▶ _TASK PROMPT_
Leave out the pictures, and write out exactly the lines from the beginning of the material to the line holding "var labelShift = [217, 119, 19];", that line included, and nothing else.
════════════════
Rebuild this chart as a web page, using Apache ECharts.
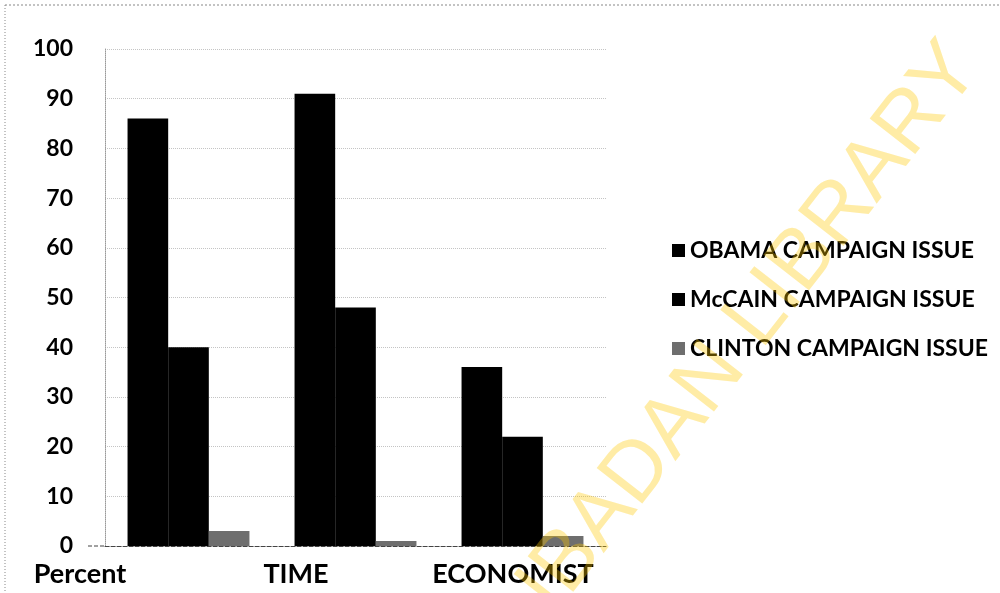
<!DOCTYPE html>
<html>
<head>
<meta charset="utf-8">
<script src="https://cdn.jsdelivr.net/npm/echarts@6/dist/echarts.min.js"></script>
<style>
html,body{margin:0;padding:0;background:#fff;}
#chart{width:1000px;height:593px;}
</style>
</head>
<body>
<div id="chart"></div>
<script>
var categories = ['Percent', 'TIME', 'ECONOMIST'];
var seriesNames = ['OBAMA CAMPAIGN ISSUE', 'McCAIN CAMPAIGN ISSUE', 'CLINTON CAMPAIGN ISSUE'];
var obamaValues = [86, 91, 36];
var mccainValues = [40, 48, 22];
var clintonValues = [3, 1, 2];
var yTicks = [0, 10, 20, 30, 40, 50, 60, 70, 80, 90, 100];
var watermarkText = 'IBADAN LIBRARY';

// right padding (px) that pushes each category label left of its bar group, as in the scan
var labelShift = [217, 119, 19];

var chart = echarts.init(document.getElementById('chart'));
var rich = {};
labelShift.forEach(function (s, i) {
  rich['p' + i] = {fontFamily: 'Lato', fontWeight: 'bold', fontSize: 27, color: '#000', padding: [0, s, 0, 0]};
});
var option = {
  backgroundColor: '#ffffff',
  animation: false,
  grid: {left: 105, right: 394, top: 49, bottom: 47},
  legend: {
    orient: 'vertical',
    left: 667,
    top: 234,
    itemWidth: 13,
    itemHeight: 13,
    itemGap: 26,
    icon: 'rect',
    data: seriesNames,
    textStyle: {fontFamily: 'Lato', fontWeight: 'bold', fontSize: 23, color: '#000'}
  },
  xAxis: {
    type: 'category',
    data: categories,
    axisTick: {show: false},
    axisLine: {show: true, lineStyle: {color: '#444', type: 'dashed', width: 1}},
    axisLabel: {
      margin: 15,
      formatter: function (v, i) { return '{p' + i + '|' + v + '}'; },
      rich: rich
    }
  },
  yAxis: {
    type: 'value',
    min: 0,
    max: 100,
    interval: 10,
    axisLine: {show: true, lineStyle: {color: '#999', type: 'dotted'}},
    axisTick: {show: false},
    splitLine: {show: true, lineStyle: {color: '#c4c4c4', type: 'dotted'}},
    axisLabel: {
      margin: 32,
      fontFamily: 'Lato',
      fontWeight: 'bold',
      fontSize: 23,
      color: '#000',
      formatter: function (v) { return yTicks.indexOf(v) >= 0 ? String(v) : ''; }
    }
  },
  series: [
    {name: seriesNames[0], type: 'bar', data: obamaValues, barGap: '0%', barCategoryGap: '27%', itemStyle: {color: '#000'}},
    {name: seriesNames[1], type: 'bar', data: mccainValues, barGap: '0%', barCategoryGap: '27%', itemStyle: {color: '#000'}},
    {name: seriesNames[2], type: 'bar', data: clintonValues, barGap: '0%', barCategoryGap: '27%', itemStyle: {color: '#6e6e6e'}}
  ],
  graphic: [
    {type: 'line', shape: {x1: 5, y1: 5, x2: 1000, y2: 5}, style: {stroke: '#888', lineDash: [2, 2], lineWidth: 1}},
    {type: 'line', shape: {x1: 5, y1: 5, x2: 5, y2: 593}, style: {stroke: '#888', lineDash: [1, 2], lineWidth: 1}},
    {type: 'line', shape: {x1: 88, y1: 546, x2: 105, y2: 546}, style: {stroke: '#444', lineDash: [4, 2], lineWidth: 1}},
    {
      type: 'text', x: 750, y: 328, rotation: 52 * Math.PI / 180, z: 100,
      style: {text: watermarkText, x: 0, y: 0, align: 'center', verticalAlign: 'middle',
        fontFamily: 'Liberation Sans', fontSize: 84, fill: 'rgba(255,200,0,0.35)'}
    }
  ]
};
chart.setOption(option);
</script>
</body>
</html>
════════════════
▶ _TASK OUTPUT_
Rebuild this chart as a web page, using Apache ECharts.
<!DOCTYPE html>
<html>
<head>
<meta charset="utf-8">
<script src="https://cdn.jsdelivr.net/npm/echarts@6/dist/echarts.min.js"></script>
<style>
html,body{margin:0;padding:0;background:#fff;}
#chart{width:1000px;height:593px;}
</style>
</head>
<body>
<div id="chart"></div>
<script>
var categories = ['Percent', 'TIME', 'ECONOMIST'];
var seriesNames = ['OBAMA CAMPAIGN ISSUE', 'McCAIN CAMPAIGN ISSUE', 'CLINTON CAMPAIGN ISSUE'];
var obamaValues = [86, 91, 36];
var mccainValues = [40, 48, 22];
var clintonValues = [3, 1, 2];
var yTicks = [0, 10, 20, 30, 40, 50, 60, 70, 80, 90, 100];
var watermarkText = 'IBADAN LIBRARY';

// right padding (px) that pushes each category label left of its bar group, as in the scan
var labelShift = [217, 119, 19];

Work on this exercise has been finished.